Das Haus besteht aus einer Hybridstruktur aus kreuzweise verleimtem Holz (CLT) und Stahl und wurde vor Ort vorgefertigt, was eine außergewöhnlich schnelle Bauzeit von drei Wochen für die vier Stockwerke ermöglichte. Die Fertigstellung des gesamten Baukörpers dauerte lediglich sechs Monate.

Biophil und nutzerzentriert

Das Wohnhaus ist Ausdruck der Handschrift und Philosophie des Studios GG-loop. In Eigendefinition beschreibt Designer Giacomo Garziano den Ansatz als „biophil und nutzerzentriert”. Giacomo Garziano, Gründer von GG-loop: „Es geht beim Design nicht nur darum, funktionale Objekte und Räume zu schaffen. Stattdessen sollte Design eine Geschichte erzählen und seinen Benutzer mit auf eine Reise nehmen”. Die Projekte sollen also zugleich „zukunftsweisend, organisch und raffiniert” sein.
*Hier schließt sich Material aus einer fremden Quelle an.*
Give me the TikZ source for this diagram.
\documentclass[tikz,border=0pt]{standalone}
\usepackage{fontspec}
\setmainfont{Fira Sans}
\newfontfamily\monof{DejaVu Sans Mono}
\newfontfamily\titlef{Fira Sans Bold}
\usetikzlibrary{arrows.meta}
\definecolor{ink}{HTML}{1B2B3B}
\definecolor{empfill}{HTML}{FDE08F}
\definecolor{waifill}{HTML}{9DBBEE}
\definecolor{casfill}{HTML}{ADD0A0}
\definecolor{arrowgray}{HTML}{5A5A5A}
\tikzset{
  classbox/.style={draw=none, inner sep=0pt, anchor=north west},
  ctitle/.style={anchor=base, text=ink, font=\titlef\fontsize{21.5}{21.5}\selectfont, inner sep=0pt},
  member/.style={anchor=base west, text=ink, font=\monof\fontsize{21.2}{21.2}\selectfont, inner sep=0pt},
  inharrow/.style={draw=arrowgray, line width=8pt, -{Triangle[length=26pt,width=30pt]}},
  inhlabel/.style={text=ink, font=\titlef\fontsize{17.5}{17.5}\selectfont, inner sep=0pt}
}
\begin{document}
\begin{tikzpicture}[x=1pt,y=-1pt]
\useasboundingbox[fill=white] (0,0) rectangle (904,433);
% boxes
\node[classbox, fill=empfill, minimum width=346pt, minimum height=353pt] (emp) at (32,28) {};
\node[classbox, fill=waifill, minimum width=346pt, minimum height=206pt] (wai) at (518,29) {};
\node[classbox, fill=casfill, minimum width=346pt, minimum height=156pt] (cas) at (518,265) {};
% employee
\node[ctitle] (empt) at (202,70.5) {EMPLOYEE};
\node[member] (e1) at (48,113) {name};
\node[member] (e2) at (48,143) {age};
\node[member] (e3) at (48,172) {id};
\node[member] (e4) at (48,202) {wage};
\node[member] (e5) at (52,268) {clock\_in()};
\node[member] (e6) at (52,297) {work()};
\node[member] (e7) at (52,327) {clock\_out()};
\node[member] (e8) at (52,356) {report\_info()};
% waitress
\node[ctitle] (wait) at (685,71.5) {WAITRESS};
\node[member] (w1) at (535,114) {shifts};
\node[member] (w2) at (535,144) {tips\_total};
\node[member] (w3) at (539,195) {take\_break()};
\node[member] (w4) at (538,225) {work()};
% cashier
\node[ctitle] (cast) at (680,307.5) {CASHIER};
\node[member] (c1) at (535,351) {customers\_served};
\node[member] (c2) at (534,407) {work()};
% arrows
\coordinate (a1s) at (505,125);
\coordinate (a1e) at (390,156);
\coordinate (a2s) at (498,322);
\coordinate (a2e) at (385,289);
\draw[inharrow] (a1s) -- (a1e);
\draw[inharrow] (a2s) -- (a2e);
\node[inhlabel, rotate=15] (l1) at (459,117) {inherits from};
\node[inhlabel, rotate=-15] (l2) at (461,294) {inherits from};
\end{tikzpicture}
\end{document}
Zu jedem Zeitpunkt des Designprozesses stellt GG-loop den Endnutzer in den Mittelpunkt. In permanenter Abstimmung soll ein haus so zum gesunden und produktiven Lebensraum zum Ausruhen und Wohnen werden – und die Verbindung zur Natur fördern.

Nahezu ein Nullenergiehaus

Gleichzeitig wird größter Wert auf hohe Energieeffizienz gelegt. Der Energieverbrauch des Gebäudes liegt nahe bei Null – dank der 24 Sonnenkollektoren auf dem Dach, der Hochleistungs-Wandisolierung und der Glaswände; gekoppelt mit einer Niedertemperatur-Fußbodenheizung und einem mechanischen und natürlichen Belüftungssystem.

98 Prozent des verwendeten Holzes sind PEFC-zertifiziert. Bei einem Holzverbrauch von 122,5 m3 speichert das Gebäude fast 80 Tonnen CO2, was fast 700.000 km Abgas eines Mittelklassewagens und den Energieverbrauch von 87 Häusern in einem Jahr ausgleicht, präzisieren die Experten von GG-loop.

GG-loop wurde 2014 von Giacomo Garziano, Absolvent der Facolta di Architettura di Firenze, gegründet. Das Architektur- und Design-Studio definiert seine Ästhetik als „extravagant, ohne invasiv, visionär und futuristisch zu sein. Wir achten gleichzeitig auf lokale Kulturen und Bräuche”.